By 5:15 or so we were heading to a bus stop for the long ride to the Kyoto JR station. It was rush hour and the streets and sidewalks were crowded with people shopping and/or going home from work. We had to transfer buses and rode a local rather than the express buses we had caught earlier. We arrived at 6 p.m. Keiko gave us instructions on which train to take to get “home” and we were off. We managed to purchase tickets, determine which train and track we needed [okay, she pointed that out to us before leaving] and find our way to the right track in the bustling station. The train was listed as “18:14” and promptly at 6:12 it pulled up in front of our queue. Sure enough, at exactly 6:14, it started to pull out of the station. The train was so full [How full was it?] that even if we had let go of straps and handrails, we could not have fallen. It was as bad as the train in Prague in May, but the ride was much longer. MA was very uncomfortable because [1] she wrenched her back during a “lurch” and [2] her knee had swollen to the size of soccer ball [well, maybe a softball]. After we reached the first stop about 10 minutes after leaving Kyoto, enough passengers got off to afford D and MA seats which were greatly appreciated. At the following stop, another 12 minutes later, Ed and Roxanne were able to join us.

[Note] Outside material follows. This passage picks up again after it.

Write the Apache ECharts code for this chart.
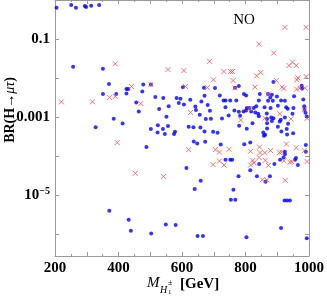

They were able to see the lighted sign which listed each upcoming stop, so we were able to get off at the right station. By now, we had been on the JR “limited” train for more than 45 minutes. It was dark; we were exhausted; and we really weren’t sure we could find our way back to the Metro station, much less find the right train; so we found our way through the teeming masses and took a taxi. It cost about 15 cents more per person to do this, the best investment of the day. Once on board, we freshened up and went to dinner. MA went to bed almost as soon as she got to the room and D went to the library, as usual, to write up the day’s activities before he forgot everything.

Using the Goodwill Guide system was great. We had an experience unmatched by anyone on the ship. We may have gone to the same places, but we had a richer experience for using public transit and an amateur guide. The savings weren’t too bad either. We figured later that our transportation costs were $30 each [$21 for roundtrip JR train fare; $5 for the bus pass; and $4 for transportation to and from the Metro station]. We also paid Mr. Ota’s fare to Kyoto, paid for Keiko’s lunch and gave her 1000JPY [per our contract] to cover her expenses getting to and from the Kyoto JR station. Admissions probably cost another $15 each and the pro-rated lunch cost was $25 per person. So we had this experience for under $80 per person, much less than 10-hour trip HAL has to offer. On the other hand, it was a really long day, so tomorrow we’ll probably do a little less and get home a little earlier.